DATASET EXCERPTS:
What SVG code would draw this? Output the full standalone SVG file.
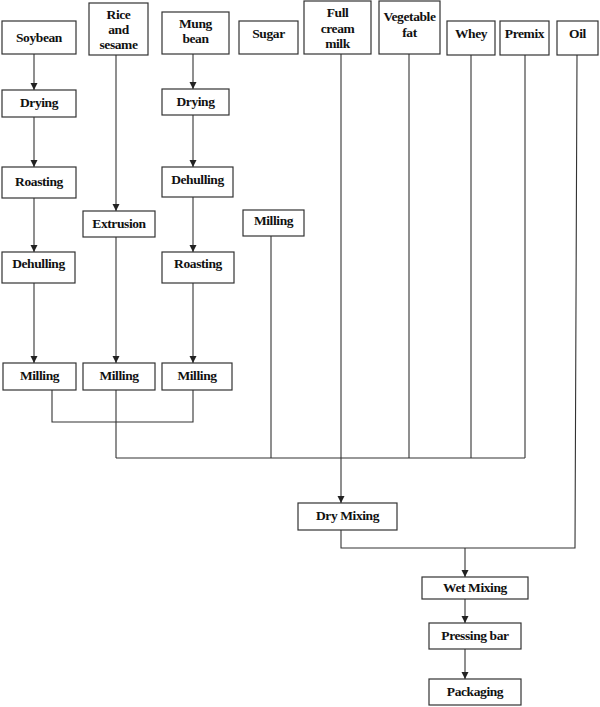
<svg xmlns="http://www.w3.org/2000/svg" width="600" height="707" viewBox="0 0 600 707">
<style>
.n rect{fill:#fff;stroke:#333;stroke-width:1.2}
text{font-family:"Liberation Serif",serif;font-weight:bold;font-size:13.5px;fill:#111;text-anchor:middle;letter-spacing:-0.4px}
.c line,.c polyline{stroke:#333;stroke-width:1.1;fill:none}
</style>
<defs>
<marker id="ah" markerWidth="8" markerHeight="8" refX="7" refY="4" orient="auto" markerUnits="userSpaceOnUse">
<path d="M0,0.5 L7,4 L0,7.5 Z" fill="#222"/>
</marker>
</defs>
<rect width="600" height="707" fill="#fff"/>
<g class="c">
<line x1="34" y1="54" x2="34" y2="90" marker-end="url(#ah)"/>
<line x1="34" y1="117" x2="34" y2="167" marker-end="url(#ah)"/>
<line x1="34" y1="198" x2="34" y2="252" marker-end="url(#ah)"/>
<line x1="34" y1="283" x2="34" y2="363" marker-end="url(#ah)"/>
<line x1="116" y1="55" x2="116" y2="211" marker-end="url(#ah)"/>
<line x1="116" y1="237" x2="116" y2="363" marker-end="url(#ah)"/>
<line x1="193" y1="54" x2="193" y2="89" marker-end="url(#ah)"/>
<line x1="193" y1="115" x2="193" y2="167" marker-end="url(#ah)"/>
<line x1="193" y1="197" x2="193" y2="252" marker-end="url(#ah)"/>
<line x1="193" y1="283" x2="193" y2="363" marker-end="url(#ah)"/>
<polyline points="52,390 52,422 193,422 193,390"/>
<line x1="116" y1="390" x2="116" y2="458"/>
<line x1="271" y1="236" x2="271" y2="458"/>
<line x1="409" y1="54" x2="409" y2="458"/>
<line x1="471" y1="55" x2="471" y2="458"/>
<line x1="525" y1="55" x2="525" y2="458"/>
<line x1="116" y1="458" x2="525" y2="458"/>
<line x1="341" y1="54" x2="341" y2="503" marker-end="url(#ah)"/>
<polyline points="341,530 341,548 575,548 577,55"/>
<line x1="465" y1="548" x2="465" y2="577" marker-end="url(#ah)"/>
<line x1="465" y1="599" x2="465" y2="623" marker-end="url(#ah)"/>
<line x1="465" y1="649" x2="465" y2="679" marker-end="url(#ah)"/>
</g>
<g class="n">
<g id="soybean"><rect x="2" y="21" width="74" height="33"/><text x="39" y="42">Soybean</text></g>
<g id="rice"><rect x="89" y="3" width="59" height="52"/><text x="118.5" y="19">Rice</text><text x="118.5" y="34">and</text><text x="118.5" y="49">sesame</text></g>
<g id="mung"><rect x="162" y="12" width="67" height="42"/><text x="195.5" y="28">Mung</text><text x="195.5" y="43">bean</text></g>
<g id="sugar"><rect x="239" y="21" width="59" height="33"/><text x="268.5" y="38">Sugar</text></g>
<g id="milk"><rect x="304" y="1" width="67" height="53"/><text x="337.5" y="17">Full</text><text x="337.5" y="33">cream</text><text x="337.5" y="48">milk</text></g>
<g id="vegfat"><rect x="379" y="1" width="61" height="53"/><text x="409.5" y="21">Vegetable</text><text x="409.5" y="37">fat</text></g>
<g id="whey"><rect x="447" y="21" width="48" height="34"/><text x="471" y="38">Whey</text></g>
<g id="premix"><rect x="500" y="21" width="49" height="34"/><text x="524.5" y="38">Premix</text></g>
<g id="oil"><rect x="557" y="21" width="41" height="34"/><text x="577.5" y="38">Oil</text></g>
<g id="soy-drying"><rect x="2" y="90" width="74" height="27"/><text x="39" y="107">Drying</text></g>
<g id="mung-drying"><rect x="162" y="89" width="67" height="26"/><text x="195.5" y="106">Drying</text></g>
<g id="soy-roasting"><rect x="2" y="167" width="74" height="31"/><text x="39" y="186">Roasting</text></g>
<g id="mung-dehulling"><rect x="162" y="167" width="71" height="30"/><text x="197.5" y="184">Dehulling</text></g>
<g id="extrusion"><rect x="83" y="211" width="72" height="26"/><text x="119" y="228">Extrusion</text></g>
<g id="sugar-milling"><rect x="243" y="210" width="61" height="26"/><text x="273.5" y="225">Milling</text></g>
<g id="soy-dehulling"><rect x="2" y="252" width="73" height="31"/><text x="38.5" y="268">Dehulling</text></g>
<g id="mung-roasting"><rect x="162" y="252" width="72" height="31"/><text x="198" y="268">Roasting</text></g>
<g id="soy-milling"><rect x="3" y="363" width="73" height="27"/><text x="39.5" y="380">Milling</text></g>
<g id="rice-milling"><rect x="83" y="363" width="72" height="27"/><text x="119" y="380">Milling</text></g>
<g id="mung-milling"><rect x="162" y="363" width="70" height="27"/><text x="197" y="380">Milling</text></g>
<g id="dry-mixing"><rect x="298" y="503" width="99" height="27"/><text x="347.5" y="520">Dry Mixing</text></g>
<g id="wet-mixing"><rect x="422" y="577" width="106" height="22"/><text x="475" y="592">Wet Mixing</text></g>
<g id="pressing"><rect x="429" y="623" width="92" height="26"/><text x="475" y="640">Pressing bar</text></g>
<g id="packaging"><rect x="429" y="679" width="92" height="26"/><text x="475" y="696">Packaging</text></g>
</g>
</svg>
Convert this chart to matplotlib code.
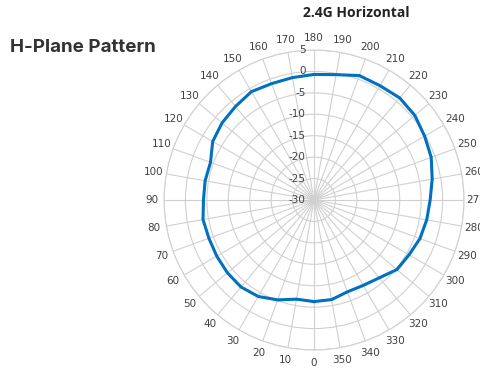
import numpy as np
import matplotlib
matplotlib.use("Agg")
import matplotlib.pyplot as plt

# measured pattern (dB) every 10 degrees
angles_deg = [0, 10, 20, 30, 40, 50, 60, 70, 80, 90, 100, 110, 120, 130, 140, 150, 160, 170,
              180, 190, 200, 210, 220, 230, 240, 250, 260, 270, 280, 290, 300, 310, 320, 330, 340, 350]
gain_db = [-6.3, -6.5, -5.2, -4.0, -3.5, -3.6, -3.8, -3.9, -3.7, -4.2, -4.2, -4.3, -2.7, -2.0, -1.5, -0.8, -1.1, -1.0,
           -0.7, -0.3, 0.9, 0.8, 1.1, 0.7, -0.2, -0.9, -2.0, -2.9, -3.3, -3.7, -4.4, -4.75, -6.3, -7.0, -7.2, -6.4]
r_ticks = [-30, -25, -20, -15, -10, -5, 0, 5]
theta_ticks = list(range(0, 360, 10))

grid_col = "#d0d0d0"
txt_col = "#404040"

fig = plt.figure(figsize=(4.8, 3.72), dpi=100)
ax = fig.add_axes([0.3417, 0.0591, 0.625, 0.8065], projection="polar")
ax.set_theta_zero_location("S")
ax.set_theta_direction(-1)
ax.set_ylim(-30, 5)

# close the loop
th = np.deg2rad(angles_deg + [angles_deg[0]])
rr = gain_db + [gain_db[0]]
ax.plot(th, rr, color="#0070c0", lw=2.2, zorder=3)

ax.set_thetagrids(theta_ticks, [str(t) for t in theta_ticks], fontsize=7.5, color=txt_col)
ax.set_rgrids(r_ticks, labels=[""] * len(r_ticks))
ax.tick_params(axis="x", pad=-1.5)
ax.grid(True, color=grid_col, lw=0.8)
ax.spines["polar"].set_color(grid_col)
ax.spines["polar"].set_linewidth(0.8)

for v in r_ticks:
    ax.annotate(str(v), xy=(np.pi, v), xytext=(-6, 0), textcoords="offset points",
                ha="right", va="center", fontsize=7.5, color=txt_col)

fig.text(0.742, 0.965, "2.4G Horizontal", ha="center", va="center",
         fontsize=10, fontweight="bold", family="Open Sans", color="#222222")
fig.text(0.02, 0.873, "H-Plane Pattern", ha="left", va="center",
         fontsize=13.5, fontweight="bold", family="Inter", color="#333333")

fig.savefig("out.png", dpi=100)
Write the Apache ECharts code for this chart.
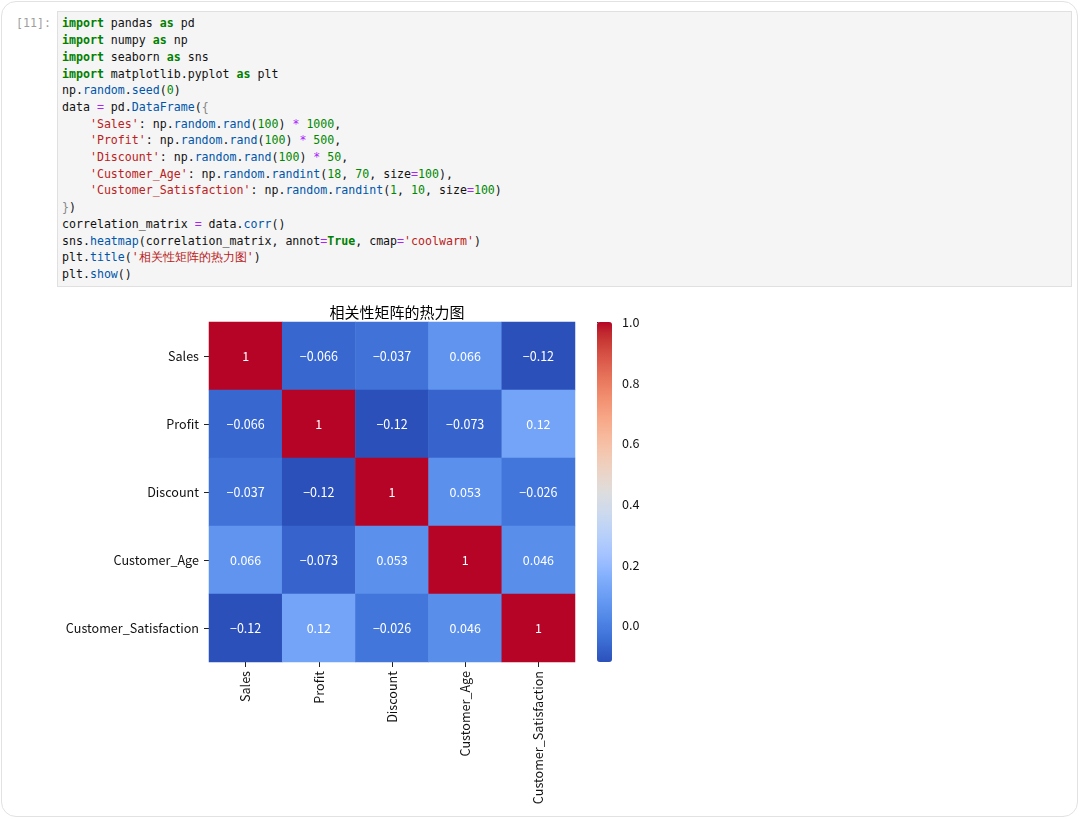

EXERCISE DIRECTIONS: Output a faithful copy of the data, with each picture left out.

TASK OUTPUT:
What SVG code would draw this? Output the full standalone SVG file.
<svg xmlns="http://www.w3.org/2000/svg" width="600" height="707" viewBox="0 0 600 707">
<style>
.n rect{fill:#fff;stroke:#333;stroke-width:1.2}
text{font-family:"Liberation Serif",serif;font-weight:bold;font-size:13.5px;fill:#111;text-anchor:middle;letter-spacing:-0.4px}
.c line,.c polyline{stroke:#333;stroke-width:1.1;fill:none}
</style>
<defs>
<marker id="ah" markerWidth="8" markerHeight="8" refX="7" refY="4" orient="auto" markerUnits="userSpaceOnUse">
<path d="M0,0.5 L7,4 L0,7.5 Z" fill="#222"/>
</marker>
</defs>
<rect width="600" height="707" fill="#fff"/>
<g class="c">
<line x1="34" y1="54" x2="34" y2="90" marker-end="url(#ah)"/>
<line x1="34" y1="117" x2="34" y2="167" marker-end="url(#ah)"/>
<line x1="34" y1="198" x2="34" y2="252" marker-end="url(#ah)"/>
<line x1="34" y1="283" x2="34" y2="363" marker-end="url(#ah)"/>
<line x1="116" y1="55" x2="116" y2="211" marker-end="url(#ah)"/>
<line x1="116" y1="237" x2="116" y2="363" marker-end="url(#ah)"/>
<line x1="193" y1="54" x2="193" y2="89" marker-end="url(#ah)"/>
<line x1="193" y1="115" x2="193" y2="167" marker-end="url(#ah)"/>
<line x1="193" y1="197" x2="193" y2="252" marker-end="url(#ah)"/>
<line x1="193" y1="283" x2="193" y2="363" marker-end="url(#ah)"/>
<polyline points="52,390 52,422 193,422 193,390"/>
<line x1="116" y1="390" x2="116" y2="458"/>
<line x1="271" y1="236" x2="271" y2="458"/>
<line x1="409" y1="54" x2="409" y2="458"/>
<line x1="471" y1="55" x2="471" y2="458"/>
<line x1="525" y1="55" x2="525" y2="458"/>
<line x1="116" y1="458" x2="525" y2="458"/>
<line x1="341" y1="54" x2="341" y2="503" marker-end="url(#ah)"/>
<polyline points="341,530 341,548 575,548 577,55"/>
<line x1="465" y1="548" x2="465" y2="577" marker-end="url(#ah)"/>
<line x1="465" y1="599" x2="465" y2="623" marker-end="url(#ah)"/>
<line x1="465" y1="649" x2="465" y2="679" marker-end="url(#ah)"/>
</g>
<g class="n">
<g id="soybean"><rect x="2" y="21" width="74" height="33"/><text x="39" y="42">Soybean</text></g>
<g id="rice"><rect x="89" y="3" width="59" height="52"/><text x="118.5" y="19">Rice</text><text x="118.5" y="34">and</text><text x="118.5" y="49">sesame</text></g>
<g id="mung"><rect x="162" y="12" width="67" height="42"/><text x="195.5" y="28">Mung</text><text x="195.5" y="43">bean</text></g>
<g id="sugar"><rect x="239" y="21" width="59" height="33"/><text x="268.5" y="38">Sugar</text></g>
<g id="milk"><rect x="304" y="1" width="67" height="53"/><text x="337.5" y="17">Full</text><text x="337.5" y="33">cream</text><text x="337.5" y="48">milk</text></g>
<g id="vegfat"><rect x="379" y="1" width="61" height="53"/><text x="409.5" y="21">Vegetable</text><text x="409.5" y="37">fat</text></g>
<g id="whey"><rect x="447" y="21" width="48" height="34"/><text x="471" y="38">Whey</text></g>
<g id="premix"><rect x="500" y="21" width="49" height="34"/><text x="524.5" y="38">Premix</text></g>
<g id="oil"><rect x="557" y="21" width="41" height="34"/><text x="577.5" y="38">Oil</text></g>
<g id="soy-drying"><rect x="2" y="90" width="74" height="27"/><text x="39" y="107">Drying</text></g>
<g id="mung-drying"><rect x="162" y="89" width="67" height="26"/><text x="195.5" y="106">Drying</text></g>
<g id="soy-roasting"><rect x="2" y="167" width="74" height="31"/><text x="39" y="186">Roasting</text></g>
<g id="mung-dehulling"><rect x="162" y="167" width="71" height="30"/><text x="197.5" y="184">Dehulling</text></g>
<g id="extrusion"><rect x="83" y="211" width="72" height="26"/><text x="119" y="228">Extrusion</text></g>
<g id="sugar-milling"><rect x="243" y="210" width="61" height="26"/><text x="273.5" y="225">Milling</text></g>
<g id="soy-dehulling"><rect x="2" y="252" width="73" height="31"/><text x="38.5" y="268">Dehulling</text></g>
<g id="mung-roasting"><rect x="162" y="252" width="72" height="31"/><text x="198" y="268">Roasting</text></g>
<g id="soy-milling"><rect x="3" y="363" width="73" height="27"/><text x="39.5" y="380">Milling</text></g>
<g id="rice-milling"><rect x="83" y="363" width="72" height="27"/><text x="119" y="380">Milling</text></g>
<g id="mung-milling"><rect x="162" y="363" width="70" height="27"/><text x="197" y="380">Milling</text></g>
<g id="dry-mixing"><rect x="298" y="503" width="99" height="27"/><text x="347.5" y="520">Dry Mixing</text></g>
<g id="wet-mixing"><rect x="422" y="577" width="106" height="22"/><text x="475" y="592">Wet Mixing</text></g>
<g id="pressing"><rect x="429" y="623" width="92" height="26"/><text x="475" y="640">Pressing bar</text></g>
<g id="packaging"><rect x="429" y="679" width="92" height="26"/><text x="475" y="696">Packaging</text></g>
</g>
</svg>
Convert this chart to matplotlib code.
import numpy as np
import matplotlib
matplotlib.use("Agg")
import matplotlib.pyplot as plt

# measured pattern (dB) every 10 degrees
angles_deg = [0, 10, 20, 30, 40, 50, 60, 70, 80, 90, 100, 110, 120, 130, 140, 150, 160, 170,
              180, 190, 200, 210, 220, 230, 240, 250, 260, 270, 280, 290, 300, 310, 320, 330, 340, 350]
gain_db = [-6.3, -6.5, -5.2, -4.0, -3.5, -3.6, -3.8, -3.9, -3.7, -4.2, -4.2, -4.3, -2.7, -2.0, -1.5, -0.8, -1.1, -1.0,
           -0.7, -0.3, 0.9, 0.8, 1.1, 0.7, -0.2, -0.9, -2.0, -2.9, -3.3, -3.7, -4.4, -4.75, -6.3, -7.0, -7.2, -6.4]
r_ticks = [-30, -25, -20, -15, -10, -5, 0, 5]
theta_ticks = list(range(0, 360, 10))

grid_col = "#d0d0d0"
txt_col = "#404040"

fig = plt.figure(figsize=(4.8, 3.72), dpi=100)
ax = fig.add_axes([0.3417, 0.0591, 0.625, 0.8065], projection="polar")
ax.set_theta_zero_location("S")
ax.set_theta_direction(-1)
ax.set_ylim(-30, 5)

# close the loop
th = np.deg2rad(angles_deg + [angles_deg[0]])
rr = gain_db + [gain_db[0]]
ax.plot(th, rr, color="#0070c0", lw=2.2, zorder=3)

ax.set_thetagrids(theta_ticks, [str(t) for t in theta_ticks], fontsize=7.5, color=txt_col)
ax.set_rgrids(r_ticks, labels=[""] * len(r_ticks))
ax.tick_params(axis="x", pad=-1.5)
ax.grid(True, color=grid_col, lw=0.8)
ax.spines["polar"].set_color(grid_col)
ax.spines["polar"].set_linewidth(0.8)

for v in r_ticks:
    ax.annotate(str(v), xy=(np.pi, v), xytext=(-6, 0), textcoords="offset points",
                ha="right", va="center", fontsize=7.5, color=txt_col)

fig.text(0.742, 0.965, "2.4G Horizontal", ha="center", va="center",
         fontsize=10, fontweight="bold", family="Open Sans", color="#222222")
fig.text(0.02, 0.873, "H-Plane Pattern", ha="left", va="center",
         fontsize=13.5, fontweight="bold", family="Inter", color="#333333")

fig.savefig("out.png", dpi=100)
Write the Apache ECharts code for this chart.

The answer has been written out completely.